Among her grievances, Busche claims that she has been sexually harassed by URS manager Bill Gay. In Busche's official complaint, she explains that Gay made inappropriate and sexist comments to her in an unscheduled meeting, "including comments that women react emotionally while men use logical thinking." Gay also allegedly told Busche that, as an attractive woman, she should use her "feminine wiles" to better communicate with her male cohorts. Gay apparently also said that if Busche were single, "he would pursue a romantic relationship with her." Busche notified Human Resources shortly after Gay made these remarks, at which point he reportedly apologized. Gay would not comment on the allegation.

Perhaps even more damaging are Busche's claims that, beginning in 2010, the lead contractor at Hanford, Bechtel National Inc., shirked safety compliance, signing off on shoddy work in order to meet deadlines that would earn the contractor large financial incentives. For example, radioactive-waste stirrers called pulse jet mixers have had numerous design problems, such as erosion and potential leaking. Despite these concerns, Bechtel pushed through testing saying they were sound.

Their timing was impeccable: It was late June 2010, and by having their plans finalized by the end of the month, the company would receive a $5 million bonus for reaching cost and schedule goals. Busche says that during this time she was viewed as a roadblock to meeting these goals. As a result, Busche's concerns were suppressed and Bechtel managers allegedly sought ways to retaliate against her.

But management at Bechtel and the DOE didn't know whom they were dealing with. In October 2010, Busche took her concerns to the Defense Nuclear Facilities Safety Board (DNFSB), an independent governmental organization that oversees health and safety issues at the DOE's nuclear facilities. After her comments were made during a public hearing with DNFSB on October 7, Busche says she was "openly admonished by former DOE Assistant Secretary Inés Triay for her testimony."

In her Department of Labor complaint, Busche alleges that after her testimony, Triay told her "If [your] intent was to piss people off [with your testimony, you] did a very good job." (Triay, now a Visiting Scholar at Florida International University, did not respond for comment after multiple phone calls and e-mail requests.)

When Busche showed up for a second day of hearings, she claims she was approached by Frank Russo, who runs the WTP project for Bechtel; Bill Gay; and Leo Sain, a senior URS vice president. They all urged her to recant her earlier testimony when she met with the DNFSB. She replied that she would not.

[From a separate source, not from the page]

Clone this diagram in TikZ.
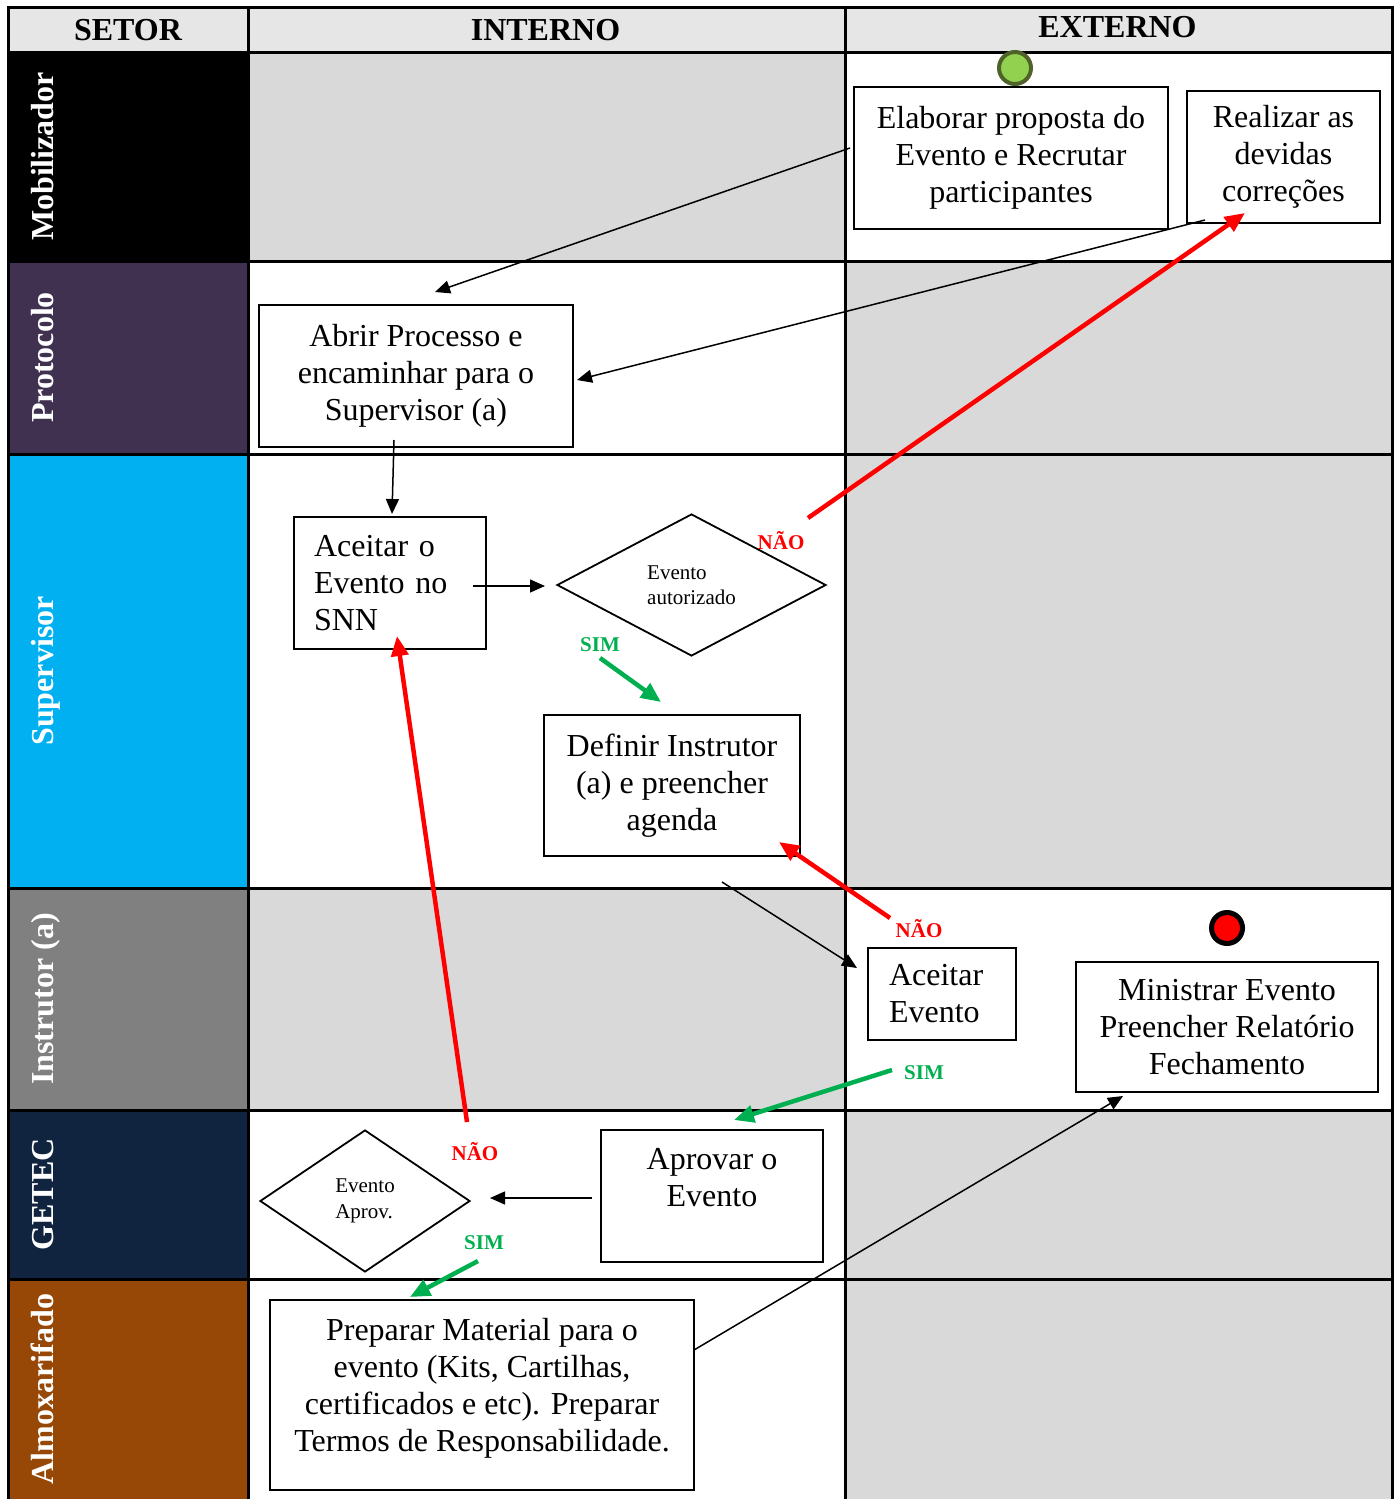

Even worse, when Busche returned to work after the hearings, she alleges WTP management kept her isolated and out of meetings that she was both authorized to and required to attend. She also says that since Bechtel "controls the work and supervision of persons assigned to [her]," that the company has "actively sabotaged her work since [Bechtel] employees go around her, defy her efforts to supervise them . . . all without consequence."

She is currently awaiting a response from the Department of Labor about her complaint. Busche's story—when coupled with that of the DOE's Dr. Don Alexander, as outlined in Seattle Weekly last fall ("The Nuclear Option," October 19)—provides ample evidence that management at both Bechtel and the DOE are at best ignoring, and at worst actively retaliating against, experts with inconvenient opinions. And because it's nuclear waste that's being dealt with, their alleged negligence could ultimately prove deadly.